Le populisme monte par la colère du peuple des opprimés contre les promesses non tenues de la République. Il agrège des frustrations et flirte avec les passions tristes. Il peut connaître une ascension fulgurante aussi par la lâcheté ou la complicité des élites -politiques, intellectuels, chefs d’entreprise et cadres- qui pensent nourrir la bête pour participer au festin une fois au pouvoir. Elles seront les premières victimes d’un mouvement obscurantiste et intolérant qui aura montré en dix ans qu’il haïssait la raison et le débat contraire, donc la liberté et l’émancipation par le savoir.
Les prochaines victimes de ce nouveau régime seront les masses, qui ont défilé dimanche dans les rues. Les espoirs immenses nourris par dix ans de propositions farfelues et intenables comme sur le franc Cfa, les milliards qui tomberont du ciel, le fait de virer les étrangers et la nationalisation de pans entiers de l’économie seront déçus, car ces gens ne sont ni compétents ni intègres pour gouverner un pays.
L’aventure dans laquelle nous nous engouffrons mènera le pays à la ruine morale et à une plus grande fracture de la communauté nationale. Et les promesses qui ne seront jamais tenues par un président sous tutelle, incompétent notoire, impréparé, nourriront une colère qui lui sera fatale, lui, son chef et son camp.
Un nouveau régime s’installe. Il va réunir une kyrielle d’opportunistes, de haineux et de revanchards. Ce régime, qui a promis l’antisystème, la révolution et, en passant, l’exécution des anciens présidents de la République, comptera dans ses rangs Karim Wade, Aminata Touré, Birima Mangara, Mary Teuw Niane, Moustapha Guirassy, Aïda Mbodj, Habib Sy, Pape Samba Mboup…Je passe outre les curieux personnages -complotistes, charlatans, activistes islamistes- à qui les Sénégalais devront désormais faire confiance pour conduire les affaires de l’Etat.
Un peuple progressiste et républicain est depuis lundi matin orphelin ; il faut lui offrir un refuge et bâtir une maison commune des républicains, des démocrates, des socialistes et de tous les progressistes qui défendent une certaine idée d’un Sénégal comme rempart contre le nationalisme, l’absolutisme, l’intolérance et les atteintes graves à ce qui fait de nous une Nation debout, ouverte et respectée.

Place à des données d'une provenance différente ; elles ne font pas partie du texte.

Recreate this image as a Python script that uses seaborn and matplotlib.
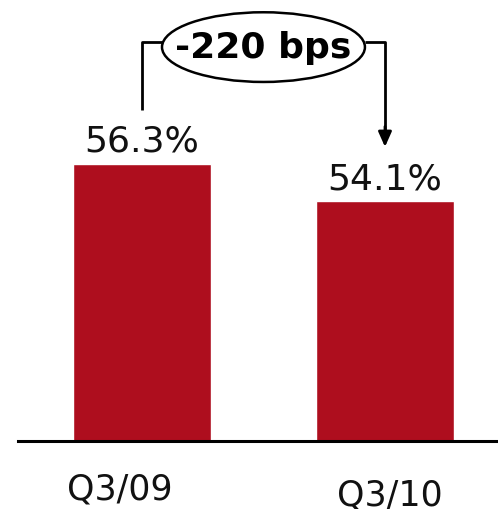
import matplotlib
matplotlib.use("Agg")
import matplotlib.pyplot as plt
import matplotlib.transforms as mtransforms
from matplotlib.patches import Ellipse
import seaborn as sns
import pandas as pd

quarters = ["Q3/09", "Q3/10"]
margins = [56.3, 54.1]
change_label = "-220 bps"

bar_color = "#AE0E1E"

sns.set_style("white")
plt.rcParams["font.family"] = ["DejaVu Sans"]

df = pd.DataFrame({"quarter": quarters, "margin": margins})

fig = plt.figure(figsize=(4.98, 5.10), dpi=100)
ax = fig.add_axes([18 / 498, 68 / 510, 480 / 498, 442 / 510])

sns.barplot(data=df, x="quarter", y="margin", color=bar_color,
            saturation=1, width=0.568, ax=ax)

ax.set_ylim(40, 66)
ax.set_xlim(-0.51, 1.465)
ax.set_xlabel("")
ax.set_ylabel("")
ax.set_yticks([])
for side in ["top", "left", "right"]:
    ax.spines[side].set_visible(False)
ax.spines["bottom"].set_linewidth(2.2)
ax.spines["bottom"].set_color("black")
ax.tick_params(axis="x", length=0, labelsize=25, pad=22, labelcolor="#111111")

# nudge category labels to their drawn positions
shifts = [(-22, 0), (5, -6)]
for lbl, (dx, dy) in zip(ax.get_xticklabels(), shifts):
    lbl.set_transform(lbl.get_transform() +
                      mtransforms.ScaledTranslation(dx / 100, dy / 100, fig.dpi_scale_trans))

# value labels above the bars
for i, v in enumerate(margins):
    ax.annotate(f"{v}%", xy=(i, v), xytext=(0, 9.5), textcoords="offset points",
                ha="center", va="baseline", fontsize=26, color="#111111")

# change bracket: from above the first label, through the badge, down to the second
bracket_y = 63.47
lift = 3.2
ell_cx, ell_w, ell_h = 0.5, 0.835, 4.1
ax.plot([0, 0, ell_cx - ell_w / 2], [margins[0] + lift, bracket_y, bracket_y],
        color="black", lw=2, solid_capstyle="butt", clip_on=False)
ax.plot([ell_cx + ell_w / 2, 1, 1], [bracket_y, bracket_y, margins[1] + lift + 1.0],
        color="black", lw=2, solid_capstyle="butt", clip_on=False)
ax.annotate("", xy=(1, margins[1] + lift), xytext=(1, margins[1] + lift + 1.2),
            arrowprops=dict(arrowstyle="-|>,head_length=0.9,head_width=0.4",
                            color="black", lw=2, shrinkA=0, shrinkB=0))

ax.add_patch(Ellipse((ell_cx, bracket_y - 0.3), ell_w, ell_h, facecolor="white",
                     edgecolor="black", lw=1.8, clip_on=False, zorder=5))
ax.text(ell_cx, bracket_y - 0.3, change_label, ha="center", va="center",
        fontsize=26, fontweight="bold", color="black", zorder=6)

fig.savefig("out.png", dpi=100)
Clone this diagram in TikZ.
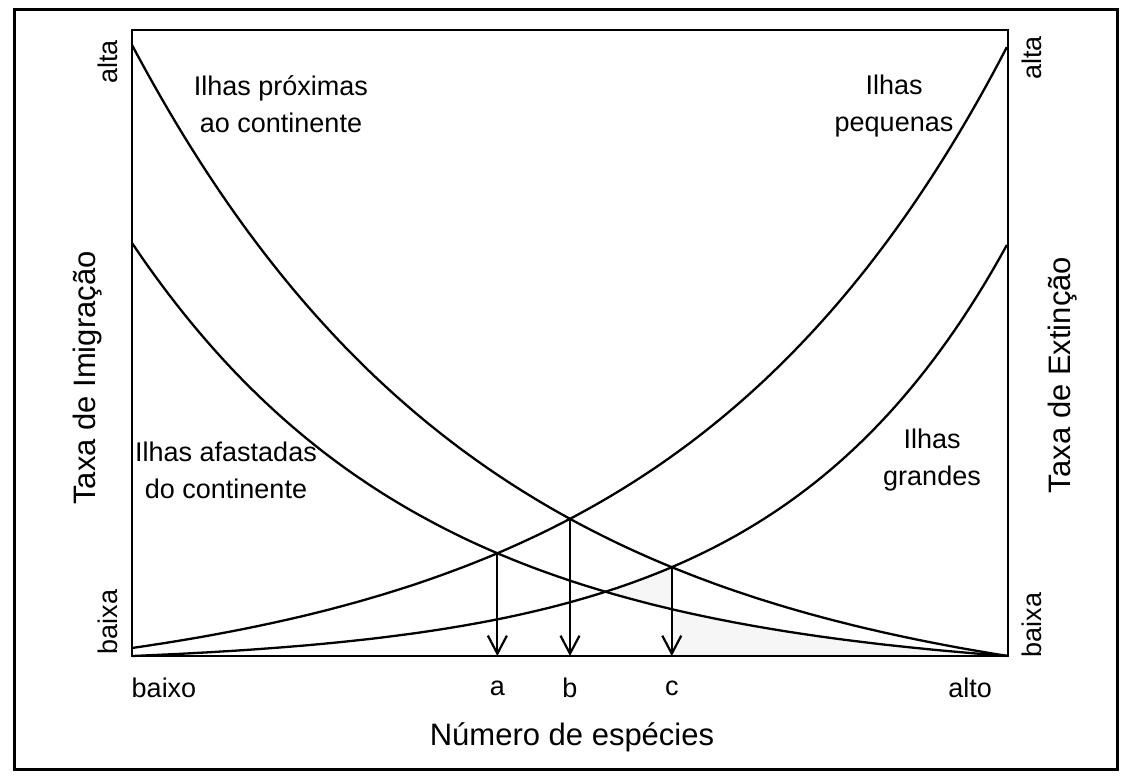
\documentclass[tikz,border=0pt]{standalone}
\usepackage{fontspec}
\setmainfont{Liberation Sans}
\usetikzlibrary{arrows.meta,intersections}

% the four rate curves (pixel grid, y downwards)
\def\imnear{plot[domain=0:1,samples=120] ({132+876*\x},{656-611*(exp(-2.48*\x)-exp(-2.48))/(1-exp(-2.48))})}
\def\imfar{plot[domain=0:1,samples=120] ({132+876*\x},{656-413*(exp(-3*\x)-exp(-3))/(1-exp(-3))})}
\def\exsmall{plot[domain=0:1,samples=120] ({132+876*\x},{648-603*(exp(-2.6*(1-\x))-exp(-2.6))/(1-exp(-2.6))})}
\def\exlarge{plot[domain=0:1,samples=120] ({132+876*\x},{656-413*(exp(-3.8*(1-\x))-exp(-3.8))/(1-exp(-3.8))})}

\tikzset{
  curve/.style={line width=1.15pt,black},
  drop/.style={line width=1.1pt,-{Straight Barb[length=9pt,width=9.5pt,line width=1.1pt]}},
  lbl/.style={font=\fontsize{13.5}{18.5}\selectfont,align=center,inner sep=0pt},
  ttl/.style={font=\fontsize{15.5}{18}\selectfont,inner sep=0pt},
}

\begin{document}
\begin{tikzpicture}[x=0.5pt,y=-0.5pt]

    \useasboundingbox (0,0) rectangle (1122,776);
    \fill[white] (0,0) rectangle (1122,776);
    \draw[line width=1.5pt] (14,9) rectangle (1117,769);

    \coordinate (top) at (132,30);
    \coordinate (base) at (132,656);

    \path[name path=near] \imnear;
    \path[name path=far] \imfar;
    \path[name path=small] \exsmall;
    \path[name path=large] \exlarge;

    \path[name intersections={of=far and small,by=ia}];
    \path[name intersections={of=near and small,by=ib}];
    \path[name intersections={of=near and large,by=ic}];
    \path[name intersections={of=far and large,by=id}];

    % light grey zone
    \begin{scope}
        \clip (id |- top) rectangle (ic |- base);
        \clip \exlarge -- (1008,656) -- (132,656) -- cycle;
        \fill[gray!7] \imfar -- (1008,30) -- (132,30) -- cycle;
    \end{scope}
    \begin{scope}
        \clip (ic |- top) rectangle (1008,656);
        \fill[gray!7] \imfar -- (132,656) -- cycle;
    \end{scope}

    \draw[line width=1.1pt] (top) rectangle (1008,656);

    \draw[curve] \imnear;
    \draw[curve] \imfar;
    \draw[curve] \exsmall;
    \draw[curve] \exlarge;

    \draw[drop] (ia) -- (ia |- base);
    \draw[drop] (ib) -- (ib |- base);
    \draw[drop] (ic) -- (ic |- base);

    \node[lbl] (lnear) at (281,104) {Ilhas próximas\\ao continente};
    \node[lbl] (lfar) at (226,470) {Ilhas afastadas\\do continente};
    \node[lbl] (lsmall) at (894,106) {Ilhas\\pequenas};
    \node[lbl] (llarge) at (932,460) {Ilhas\\grandes};

    \node[lbl,rotate=90] (althi) at (108,62) {alta};
    \node[lbl,rotate=90] (altlo) at (108,622) {baixa};
    \node[lbl,rotate=90] (exthi) at (1032,58) {alta};
    \node[lbl,rotate=90] (extlo) at (1032,625) {baixa};

    \node[ttl,rotate=90] (yleft) at (88,378) {Taxa de Imigração};
    \node[ttl,rotate=90] (yright) at (1063,375) {Taxa de Extinção};

    \node[lbl] (xlo) at (164,688) {baixo};
    \node[lbl] (xhi) at (970,688) {alto};
    \node[lbl] (xa) at (ia |- 0,688) {a};
    \node[lbl] (xb) at (ib |- 0,688) {b};
    \node[lbl] (xc) at (ic |- 0,688) {c};
    \node[ttl] (xttl) at (572,737) {Número de espécies};

\end{tikzpicture}
\end{document}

Dès la proclamation définitive des résultats, il faut offrir à la moitié des Sénégalais, qui ont refusé de confier le pays à des aventuriers, un horizon, un projet, un discours et un cadre d’expression pour une opposition exigeante sur les principes, intelligente sur la stratégie et innovante sur les méthodes. Dans ce chemin d’espérance qui doit surgir pour faire de la défaite du 24 mars un terreau fertile pour un sursaut vers des victoires futures, je suis prêt à assumer toute ma part de responsabilité.